Stated task
Start at the line containing "Clone this chart in seaborn and matplotlib.", stop at the line containing "sqrt_s = [2, 2.5, 3, 3.5, 4, 5, 6, 7, 8, 9]", and please reproduce every line in between, both ends included, without pictures.

Entries
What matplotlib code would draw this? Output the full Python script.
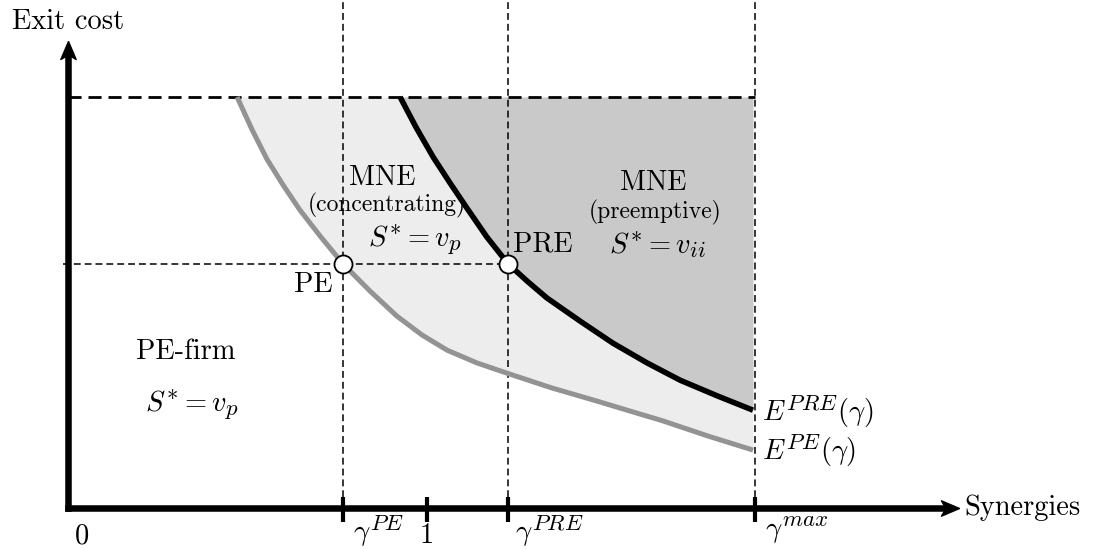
import numpy as np
import matplotlib as mpl

mpl.use('agg')

import matplotlib.pyplot as plt
import matplotlib._mathtext as mathtext_internals

plt.rcParams['font.family'] = 'serif'
plt.rcParams['font.serif'] = ['cmr10', 'DejaVu Serif']
plt.rcParams['mathtext.fontset'] = 'cm'
plt.rcParams['axes.unicode_minus'] = False
# LaTeX script sizes look wider than mathtext's default 0.7 shrink
mathtext_internals.SHRINK_FACTOR = 0.8

# thresholds on the synergy axis (1 = no synergies)
gamma_pe = 0.766
gamma_one = 1.0
gamma_pre = 1.226
gamma_max = 1.914
e_star = 0.594      # exit cost at PE / PRE
e_top = 1.0         # upper bound of exit cost

# E^PE(gamma) boundary (grey)
pe_x = [0.471, 0.513, 0.554, 0.599, 0.646, 0.702, 0.766, 0.841, 0.916, 0.986,
        1.056, 1.139, 1.223, 1.348, 1.474, 1.565, 1.657, 1.783, 1.908]
pe_y = [1.000, 0.920, 0.849, 0.786, 0.725, 0.662, 0.594, 0.528, 0.467, 0.421,
        0.384, 0.353, 0.328, 0.292, 0.260, 0.236, 0.212, 0.175, 0.141]

# E^PRE(gamma) boundary (black)
pre_x = [0.925, 0.969, 1.017, 1.064, 1.111, 1.167, 1.226, 1.279, 1.334, 1.426,
         1.518, 1.613, 1.705, 1.808, 1.908]
pre_y = [1.000, 0.927, 0.854, 0.791, 0.730, 0.659, 0.594, 0.552, 0.511, 0.455,
         0.401, 0.353, 0.311, 0.273, 0.238]

tick_pos = [gamma_pe, gamma_one, gamma_pre, gamma_max]

# frame of the original: origin at (68, 508) px, 359 px per x unit, 411 px per y unit
fig = plt.figure(figsize=(10.95, 5.5), dpi=100)
ax = fig.add_axes([0, 0, 1, 1])
ax.set_xlim(-68 / 359, (1095 - 68) / 359)
ax.set_ylim(-42 / 411, 508 / 411)
ax.axis('off')

light = '#ededed'
dark = '#c9c9c9'

ax.fill_between(pe_x, pe_y, e_top, color=light, lw=0, zorder=1)
ax.fill_between(pre_x, pre_y, e_top, color=dark, lw=0, zorder=1)

# dashed guides
ytop = 508 / 411
for g in [gamma_pe, gamma_pre, gamma_max]:
    ax.plot([g, g], [0, ytop], color='k', lw=1.1, dashes=(4.5, 2.6), zorder=2)
ax.plot([-0.015, gamma_pre], [e_star, e_star], color='k', lw=1.1, dashes=(4.5, 2.6), zorder=2)
ax.plot([0, gamma_max], [e_top, e_top], color='k', lw=2.0, dashes=(4.7, 2.5), zorder=2)

# boundaries
ax.plot(pe_x, pe_y, color='#939393', lw=3.6, solid_capstyle='butt', solid_joinstyle='round', zorder=3)
ax.plot(pre_x, pre_y, color='k', lw=4.0, solid_capstyle='butt', solid_joinstyle='round', zorder=3)

# axes with arrow heads
x_tip = (958 - 68) / 359
y_tip = (508 - 42) / 411
ax.plot([0, x_tip - 0.03], [0, 0], color='k', lw=4.7, solid_capstyle='projecting', zorder=4)
ax.plot([0, 0], [0, y_tip - 0.03], color='k', lw=4.7, solid_capstyle='projecting', zorder=4)
head_r = [(1, 0), (-1, -0.85), (-0.5, 0), (-1, 0.85), (1, 0)]
head_u = [(0, 1), (-0.85, -1), (0, -0.5), (0.85, -1), (0, 1)]
ax.plot(x_tip - 8 / 359, 0, marker=head_r, ms=13, color='k', mec='k', zorder=5)
ax.plot(0, y_tip - 8 / 411, marker=head_u, ms=13, color='k', mec='k', zorder=5)

for t in tick_pos:
    ax.plot([t, t], [0.027, -0.034], color='k', lw=3.0, solid_capstyle='butt', zorder=4)

# equilibrium points
ax.plot([gamma_pe, gamma_pre], [e_star, e_star], 'o', ms=13, mfc='white', mec='k', mew=1.3, zorder=6)

fs = 20.5
fs_small = 17
ax.text(0, 1.182, 'Exit cost', fontsize=fs, ha='center', va='center')
ax.text(2.497, 0, 'Synergies', fontsize=fs, ha='left', va='center')
ax.text(0.039, -0.068, '0', fontsize=fs, ha='center', va='center')
ax.text(gamma_one, -0.068, '1', fontsize=fs, ha='center', va='center')
ax.text(0.794, -0.054, r'$\gamma^{PE}$', fontsize=fs, ha='left', va='center')
ax.text(1.245, -0.054, r'$\gamma^{PRE}$', fontsize=fs, ha='left', va='center')
ax.text(1.942, -0.054, r'$\gamma^{max}$', fontsize=fs, ha='left', va='center')

ax.text(0.738, 0.543, 'PE', fontsize=fs, ha='right', va='center')
ax.text(1.240, 0.642, 'PRE', fontsize=fs, ha='left', va='center')

ax.text(0.875, 0.803, 'MNE', fontsize=fs, ha='center', va='center')
ax.text(0.889, 0.737, '(concentrating)', fontsize=fs_small, ha='center', va='center')
ax.text(0.967, 0.652, r'$S^{*}=v_p$', fontsize=fs, ha='center', va='center')

ax.text(1.630, 0.791, 'MNE', fontsize=fs, ha='center', va='center')
ax.text(1.635, 0.718, '(preemptive)', fontsize=fs_small, ha='center', va='center')
ax.text(1.641, 0.640, r'$S^{*}=v_{ii}$', fontsize=fs, ha='center', va='center')

ax.text(0.329, 0.380, 'PE-firm', fontsize=fs, ha='center', va='center')
ax.text(0.345, 0.251, r'$S^{*}=v_p$', fontsize=fs, ha='center', va='center')

ax.text(1.933, 0.236, r'$E^{PRE}(\gamma)$', fontsize=fs, ha='left', va='center')
ax.text(1.933, 0.141, r'$E^{PE}(\gamma)$', fontsize=fs, ha='left', va='center')

fig.savefig('out.png', dpi=100)
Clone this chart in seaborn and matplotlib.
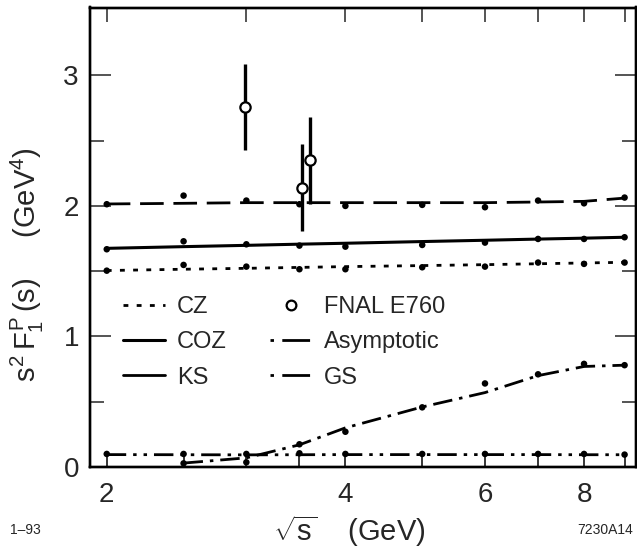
import numpy as np
import pandas as pd
import matplotlib
matplotlib.use("Agg")
import matplotlib.pyplot as plt
import seaborn as sns
from matplotlib.lines import Line2D
from matplotlib.ticker import FixedLocator, NullFormatter, FixedFormatter, NullLocator

# ---- data ----
sqrt_s = [2, 2.5, 3, 3.5, 4, 5, 6, 7, 8, 9]

cz_line = [1.505, 1.515, 1.522, 1.529, 1.535, 1.543, 1.550, 1.557, 1.563, 1.568]
cz_pts = [1.504, 1.548, 1.535, 1.515, 1.515, 1.530, 1.535, 1.566, 1.556, 1.566]

coz_line = [1.675, 1.688, 1.698, 1.707, 1.714, 1.727, 1.737, 1.746, 1.753, 1.760]
coz_pts = [1.668, 1.729, 1.706, 1.696, 1.688, 1.701, 1.719, 1.747, 1.747, 1.760]

ks_line = [2.015, 2.020, 2.025, 2.025, 2.025, 2.025, 2.025, 2.030, 2.035, 2.060]
ks_pts = [2.013, 2.079, 2.041, 2.013, 2.000, 2.008, 1.990, 2.041, 2.020, 2.064]

asym_line = [0.095, 0.094, 0.093, 0.094, 0.095, 0.095, 0.095, 0.095, 0.094, 0.094]
asym_pts = [0.100, 0.100, 0.100, 0.105, 0.100, 0.100, 0.100, 0.100, 0.100, 0.095]

gs_x = [2.5, 3, 3.5, 4, 5, 6, 7, 8, 9]
gs_line = [0.03, 0.07, 0.17, 0.30, 0.46, 0.57, 0.70, 0.77, 0.78]
gs_pts = [0.028, 0.036, 0.174, 0.27, 0.457, 0.64, 0.71, 0.79, 0.78]

e760_x = [2.99, 3.526, 3.613]
e760_y = [2.76, 2.14, 2.35]
e760_err = [0.33, 0.335, 0.333]

x_major = [2, 4, 6, 8]
x_major_labels = ["2", "4", "6", "8"]
x_minor = [2.5, 3, 3.5, 5, 7, 9]
x_top = [2, 3, 4, 5, 6, 7, 8, 9]
y_major = [0, 1, 2, 3]
y_minor = [0.5, 1.5, 2.5]

# ---- style ----
sns.set_theme(style="ticks")
plt.rcParams['font.family'] = ['Liberation Sans', 'DejaVu Sans']
plt.rcParams['mathtext.fontset'] = 'custom'
plt.rcParams['mathtext.rm'] = 'Liberation Sans'
plt.rcParams['mathtext.it'] = 'Liberation Sans'
plt.rcParams['mathtext.sf'] = 'Liberation Sans'
plt.rcParams['lines.scale_dashes'] = False

fig = plt.figure(figsize=(6.37, 5.54), dpi=100)
W, H = 637, 554
left, right, top, bottom = 90, 635.5, 7.5, 467
ax = fig.add_axes([left / W, 1 - bottom / H, (right - left) / W, (bottom - top) / H])

ls_cz = (0, (3.5, 6))
ls_coz = '-'
ls_ks = (0, (17, 7))
ls_asym = (0, (14, 5, 2.5, 5, 2.5, 5))
ls_gs = (0, (14, 5, 2.5, 5))

def curve(x, yl, yp, ls, lw):
    sns.lineplot(x=x, y=yl, ax=ax, color='black', lw=lw, linestyle=ls,
                 sort=False, estimator=None)
    sns.scatterplot(x=x, y=yp, ax=ax, color='black', s=22, edgecolor='none', zorder=3)

curve(sqrt_s, cz_line, cz_pts, ls_cz, 2.0)
curve(sqrt_s, coz_line, coz_pts, ls_coz, 2.2)
curve(sqrt_s, ks_line, ks_pts, ls_ks, 2.0)
curve(sqrt_s, asym_line, asym_pts, ls_asym, 2.0)
curve(gs_x, gs_line, gs_pts, ls_gs, 2.0)

ax.errorbar(e760_x, e760_y, yerr=e760_err, fmt='none', ecolor='black', elinewidth=2.4,
            capsize=0, zorder=4)
sns.scatterplot(x=e760_x, y=e760_y, ax=ax, marker='o', s=55, facecolor='white',
                edgecolor='black', linewidth=1.6, zorder=5)

ax.set_xscale('log')
ax.set_xlim(1.905, 9.29)
ax.set_ylim(0, 3.52)

ax.xaxis.set_major_locator(FixedLocator(x_major))
ax.xaxis.set_major_formatter(FixedFormatter(x_major_labels))
ax.xaxis.set_minor_locator(FixedLocator(x_minor))
ax.xaxis.set_minor_formatter(NullFormatter())
ax.tick_params(axis='x', which='both', direction='in', length=9.5, width=1.1,
               top=False, labelsize=20, pad=10.5, color='black')

ax.yaxis.set_major_locator(FixedLocator(y_major))
ax.yaxis.set_minor_locator(FixedLocator(y_minor))
ax.yaxis.set_minor_formatter(NullFormatter())
ax.tick_params(axis='y', which='major', direction='in', length=15, width=1.1,
               left=True, right=True, labelsize=20, pad=8)
ax.tick_params(axis='y', which='minor', direction='in', length=10, width=1.1,
               left=True, right=True)

ax2 = ax.twiny()
ax2.set_xscale('log')
ax2.set_xlim(ax.get_xlim())
ax2.xaxis.set_major_locator(FixedLocator(x_top))
ax2.xaxis.set_major_formatter(NullFormatter())
ax2.xaxis.set_minor_locator(NullLocator())
ax2.tick_params(axis='x', which='major', direction='in', length=10, width=1.1, top=True)

for a in (ax, ax2):
    for sp in a.spines.values():
        sp.set_linewidth(1.7)
        sp.set_color('black')

ax.set_xlabel(r'$\sqrt{s}$    (GeV)', fontsize=21)
ax.xaxis.set_label_coords(0.475, -0.10)
ax.set_ylabel(r'$s^2\,F_1^P\,(s)$     (GeV$^4$)', fontsize=21)
ax.yaxis.set_label_coords(-0.08, 0.44)

handles = [
    Line2D([], [], color='black', lw=2.0, linestyle=ls_cz),
    Line2D([], [], color='black', lw=2.2, linestyle=ls_coz),
    Line2D([], [], color='black', lw=2.0, linestyle='-'),
    Line2D([], [], color='none', marker='o', markersize=7, markerfacecolor='white',
           markeredgecolor='black', markeredgewidth=1.6),
    Line2D([], [], color='black', lw=2.0, linestyle=(0, (2.5, 6, 20, 5))),
    Line2D([], [], color='black', lw=2.0, linestyle=(0, (2.5, 6, 20, 5))),
]
labels = ['CZ', 'COZ', 'KS', 'FNAL E760', 'Asymptotic', 'GS']
leg = ax.legend(handles, labels, ncol=2, loc='upper left', bbox_to_anchor=(0.06, 0.372),
                frameon=False, fontsize=17, handlelength=1.8, handletextpad=0.5,
                columnspacing=1.82, labelspacing=0.56, borderaxespad=0, borderpad=0)

fig.text(10 / W, 1 - 530 / H, '1–93', fontsize=10, ha='left', va='center')
fig.text(633 / W, 1 - 530 / H, '7230A14', fontsize=10, ha='right', va='center')

fig.savefig('out.png', dpi=100)
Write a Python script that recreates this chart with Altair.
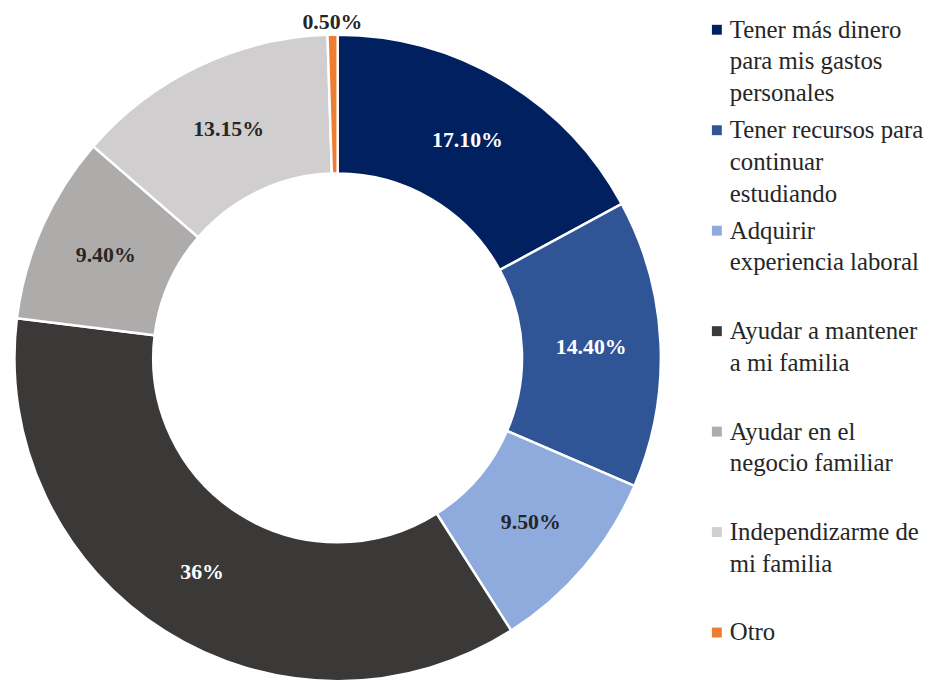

Solution to the problem
Clone this chart in seaborn and matplotlib.
import numpy as np
import pandas as pd
import matplotlib
matplotlib.use("Agg")
import matplotlib.pyplot as plt
import seaborn as sns
from matplotlib.lines import Line2D
from matplotlib.ticker import FixedLocator, NullFormatter, FixedFormatter, NullLocator

# ---- data ----
sqrt_s = [2, 2.5, 3, 3.5, 4, 5, 6, 7, 8, 9]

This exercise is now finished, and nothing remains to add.